## Instruction:
Using the material below, repeat exactly the lines from the one with "Clone this chart in Chart.js." through the one with "const LABEL_DY = -31;", ends included, without any images.

(Collected data entries)
◇ ◇ ◇ ◇
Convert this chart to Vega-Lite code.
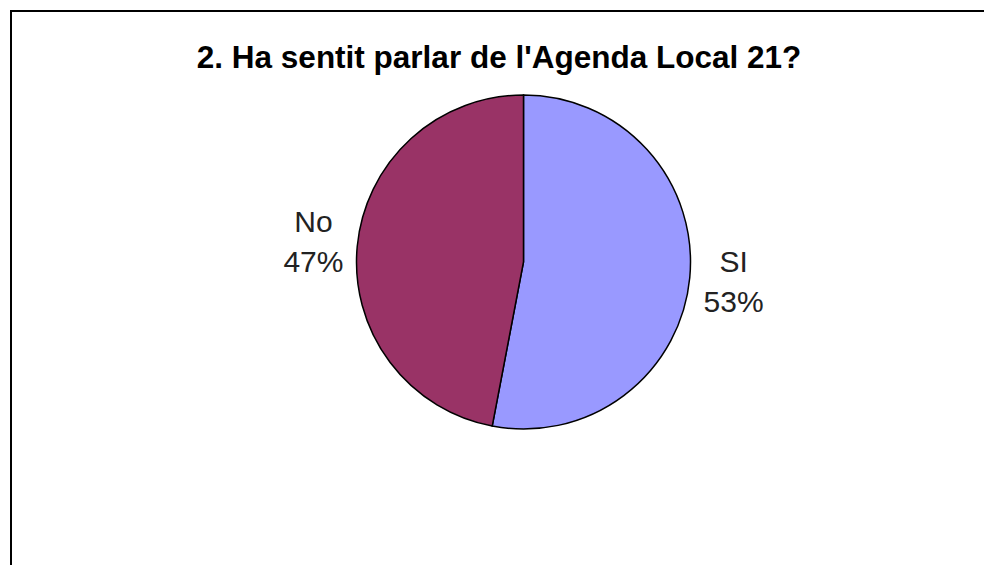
{
  "$schema": "https://vega.github.io/schema/vega-lite/v6.json",
  "autosize": "none",
  "width": 1000,
  "height": 620,
  "padding": {"left": 11, "top": 11, "right": 0, "bottom": 0},
  "background": "white",
  "view": {"stroke": "black", "strokeWidth": 2},
  "title": {
    "text": "2. Ha sentit parlar de l'Agenda Local 21?",
    "font": "Liberation Sans",
    "fontSize": 31.5,
    "fontWeight": "bold",
    "color": "black",
    "anchor": "middle",
    "frame": "group",
    "baseline": "alphabetic",
    "offset": -88,
    "dx": -12
  },
  "data": {
    "values": [
      {"categoria": "SI", "percent": 53, "ordre": 1},
      {"categoria": "No", "percent": 47, "ordre": 2}
    ]
  },
  "transform": [
    {"calculate": "datum.categoria + '\\n' + datum.percent + '%'", "as": "etiqueta"}
  ],
  "encoding": {
    "theta": {"field": "percent", "type": "quantitative", "stack": true},
    "order": {"field": "ordre", "type": "quantitative"}
  },
  "layer": [
    {
      "mark": {"type": "arc", "x": 512.5, "y": 251, "outerRadius": 167, "stroke": "black", "strokeWidth": 1.5},
      "encoding": {
        "color": {
          "field": "categoria",
          "type": "nominal",
          "scale": {"domain": ["SI", "No"], "range": ["#9999FF", "#993366"]},
          "legend": null
        }
      }
    },
    {
      "mark": {"type": "text", "x": 512.5, "y": 251, "radius": 211, "dy": -19, "font": "Liberation Sans", "fontSize": 30, "color": "#222222", "align": "center", "baseline": "middle", "lineBreak": "\n", "lineHeight": 40},
      "encoding": {
        "text": {"field": "etiqueta", "type": "nominal"}
      }
    }
  ]
}
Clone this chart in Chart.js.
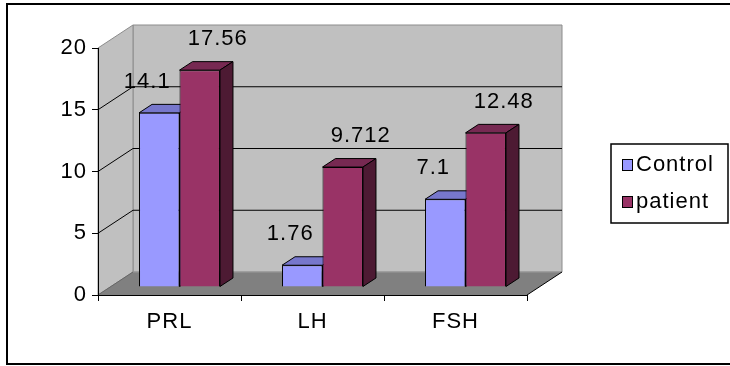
<!DOCTYPE html>
<html>
<head>
<meta charset="utf-8">
<script src="https://cdn.jsdelivr.net/npm/chart.js@4"></script>
<style>
  html, body { margin: 0; padding: 0; background: #fff; }
  canvas { display: block; }
</style>
</head>
<body>
<canvas id="hormoneChart" width="730" height="366"></canvas>
<script>
const categories = ['PRL', 'LH', 'FSH'];
const seriesNames = ['Control', 'patient'];
const controlValues = [14.1, 1.76, 7.1];
const patientValues = [17.56, 9.712, 12.48];
const yTicks = [0, 5, 10, 15, 20];

const FONT = { family: '"Liberation Sans", Arial, sans-serif', size: 22 };
const CONTROL_COLOR = '#9999FF';
const PATIENT_COLOR = '#993366';
// darker shades for the top and side faces of each column
const TOP_COLORS = ['#7777CC', '#772952'];
const SIDE_COLORS = ['#4D4D80', '#4D1A33'];

// oblique depth of the box, and where the columns sit inside it
const DEPTH = { x: 35, y: -23 };
const BAR_SHIFT = { x: 10, y: -8 };
const BAR_DEPTH = { x: 13, y: -8.5 };
const LABEL_DX = [-12, 18];
const LABEL_DY = -31;

function poly(ctx, pts, fill, stroke) {
    ctx.beginPath();
    ctx.moveTo(pts[0][0], pts[0][1]);
    for (let i = 1; i < pts.length; i++) ctx.lineTo(pts[i][0], pts[i][1]);
    ctx.closePath();
    if (fill) { ctx.fillStyle = fill; ctx.fill(); }
    if (stroke) { ctx.strokeStyle = stroke; ctx.lineWidth = 1; ctx.stroke(); }
}

function line(ctx, x1, y1, x2, y2, color, width) {
    ctx.beginPath();
    ctx.moveTo(x1, y1);
    ctx.lineTo(x2, y2);
    ctx.strokeStyle = color;
    ctx.lineWidth = width || 1;
    ctx.stroke();
}

// walls, floor and frame behind the axes
const boxPlugin = {
    id: 'box3d',
    beforeInit(chart) {
        // slightly spaced-out lettering for every text on the canvas
        chart.ctx.letterSpacing = '1px';
    },
    beforeDraw(chart) {
        const ctx = chart.ctx;
        ctx.letterSpacing = '1px';
        const area = chart.chartArea;
        const y = chart.scales.y;
        const top = y.getPixelForValue(yTicks[yTicks.length - 1]);
        const bot = y.getPixelForValue(0);
        const L = area.left, R = area.right;
        ctx.save();
        ctx.fillStyle = '#fff';
        ctx.fillRect(0, 0, chart.width, chart.height);
        ctx.strokeStyle = '#000';
        ctx.lineWidth = 2;
        ctx.strokeRect(7, 4, chart.width + 10, chart.height - 6);

        // back wall
        poly(ctx, [[L + DEPTH.x, top + DEPTH.y], [R + DEPTH.x, top + DEPTH.y],
                   [R + DEPTH.x, bot + DEPTH.y], [L + DEPTH.x, bot + DEPTH.y]], '#C0C0C0', '#8C8C8C');
        // side wall
        poly(ctx, [[L, top], [L + DEPTH.x, top + DEPTH.y],
                   [L + DEPTH.x, bot + DEPTH.y], [L, bot]], '#C0C0C0', '#8C8C8C');
        // gridlines across both walls
        yTicks.slice(1, -1).forEach(v => {
            const py = y.getPixelForValue(v);
            line(ctx, L, py, L + DEPTH.x, py + DEPTH.y, '#000');
            line(ctx, L + DEPTH.x, py + DEPTH.y, R + DEPTH.x, py + DEPTH.y, '#000');
        });
        // floor
        poly(ctx, [[L, bot], [R, bot], [R + DEPTH.x, bot + DEPTH.y], [L + DEPTH.x, bot + DEPTH.y]], '#808080', null);
        line(ctx, L, bot, L + DEPTH.x, bot + DEPTH.y, '#666');
        line(ctx, L + DEPTH.x, bot + DEPTH.y, R + DEPTH.x, bot + DEPTH.y, '#999');
        line(ctx, R, bot, R + DEPTH.x, bot + DEPTH.y, '#000');
        ctx.restore();
    },
    beforeDatasetsDraw(chart) {
        const ctx = chart.ctx;
        ctx.save();
        ctx.translate(BAR_SHIFT.x, BAR_SHIFT.y);
        chart.data.datasets.forEach((ds, di) => {
            chart.getDatasetMeta(di).data.forEach(bar => {
                const p = bar.getProps(['x', 'y', 'base', 'width'], true);
                const l = p.x - p.width / 2, r = p.x + p.width / 2;
                poly(ctx, [[l, p.y], [l + BAR_DEPTH.x, p.y + BAR_DEPTH.y],
                           [r + BAR_DEPTH.x, p.y + BAR_DEPTH.y], [r, p.y]], TOP_COLORS[di], '#000');
                poly(ctx, [[r, p.y], [r + BAR_DEPTH.x, p.y + BAR_DEPTH.y],
                           [r + BAR_DEPTH.x, p.base + BAR_DEPTH.y], [r, p.base]], SIDE_COLORS[di], '#000');
            });
        });
    },
    afterDatasetsDraw(chart) {
        const ctx = chart.ctx;
        ctx.font = FONT.size + 'px ' + FONT.family;
        ctx.fillStyle = '#000';
        ctx.textAlign = 'center';
        ctx.textBaseline = 'middle';
        chart.data.datasets.forEach((ds, di) => {
            chart.getDatasetMeta(di).data.forEach((bar, i) => {
                ctx.fillText(String(ds.data[i]), bar.x + LABEL_DX[di], bar.y + LABEL_DY);
            });
        });
        ctx.restore();
    },
    afterDraw(chart) {
        // boxed legend on the right
        const ctx = chart.ctx;
        ctx.save();
        ctx.fillStyle = '#fff';
        ctx.fillRect(611, 144, 117, 79);
        ctx.strokeStyle = '#000';
        ctx.lineWidth = 1.5;
        ctx.strokeRect(611, 144, 117, 79);
        ctx.font = FONT.size + 'px ' + FONT.family;
        ctx.textBaseline = 'middle';
        ctx.textAlign = 'left';
        chart.data.datasets.forEach((ds, di) => {
            const cy = 165 + di * 37;
            ctx.fillStyle = ds.backgroundColor;
            ctx.fillRect(622, cy - 6, 10, 11);
            ctx.lineWidth = 1;
            ctx.strokeRect(622.5, cy - 5.5, 10, 11);
            ctx.fillStyle = '#000';
            ctx.fillText(ds.label, 636, cy);
        });
        ctx.restore();
    }
};

new Chart(document.getElementById('hormoneChart'), {
    type: 'bar',
    data: {
        labels: categories,
        datasets: [
            { label: seriesNames[0], data: controlValues, backgroundColor: CONTROL_COLOR,
              borderColor: '#000', borderWidth: 1 },
            { label: seriesNames[1], data: patientValues, backgroundColor: PATIENT_COLOR,
              borderColor: '#000', borderWidth: 1 }
        ]
    },
    options: {
        responsive: false,
        animation: false,
        devicePixelRatio: 1,
        layout: { padding: { top: 48, right: 203, left: 0, bottom: 0 } },
        datasets: { bar: { categoryPercentage: 0.566, barPercentage: 1 } },
        plugins: { legend: { display: false }, tooltip: { enabled: false } },
        scales: {
            x: {
                offset: true,
                grid: { offset: true, drawOnChartArea: false, tickLength: 6, color: '#000' },
                border: { color: '#000', width: 1 },
                ticks: { font: FONT, color: '#000', padding: 8 },
                afterFit(s) { s.height = 71; }
            },
            y: {
                min: 0,
                max: 20,
                afterBuildTicks(s) { s.ticks = yTicks.map(v => ({ value: v })); },
                grid: { drawOnChartArea: false, tickLength: 6, color: '#000' },
                border: { color: '#000', width: 1 },
                ticks: { font: FONT, color: '#000', padding: 5 },
                afterFit(s) { s.width = 98; }
            }
        }
    },
    plugins: [boxPlugin]
});
</script>
</body>
</html>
◇ ◇ ◇ ◇
## Problem solution:
Clone this chart in Chart.js.
<!DOCTYPE html>
<html>
<head>
<meta charset="utf-8">
<script src="https://cdn.jsdelivr.net/npm/chart.js@4"></script>
<style>
  html, body { margin: 0; padding: 0; background: #fff; }
  canvas { display: block; }
</style>
</head>
<body>
<canvas id="hormoneChart" width="730" height="366"></canvas>
<script>
const categories = ['PRL', 'LH', 'FSH'];
const seriesNames = ['Control', 'patient'];
const controlValues = [14.1, 1.76, 7.1];
const patientValues = [17.56, 9.712, 12.48];
const yTicks = [0, 5, 10, 15, 20];

const FONT = { family: '"Liberation Sans", Arial, sans-serif', size: 22 };
const CONTROL_COLOR = '#9999FF';
const PATIENT_COLOR = '#993366';
// darker shades for the top and side faces of each column
const TOP_COLORS = ['#7777CC', '#772952'];
const SIDE_COLORS = ['#4D4D80', '#4D1A33'];

// oblique depth of the box, and where the columns sit inside it
const DEPTH = { x: 35, y: -23 };
const BAR_SHIFT = { x: 10, y: -8 };
const BAR_DEPTH = { x: 13, y: -8.5 };
const LABEL_DX = [-12, 18];
const LABEL_DY = -31;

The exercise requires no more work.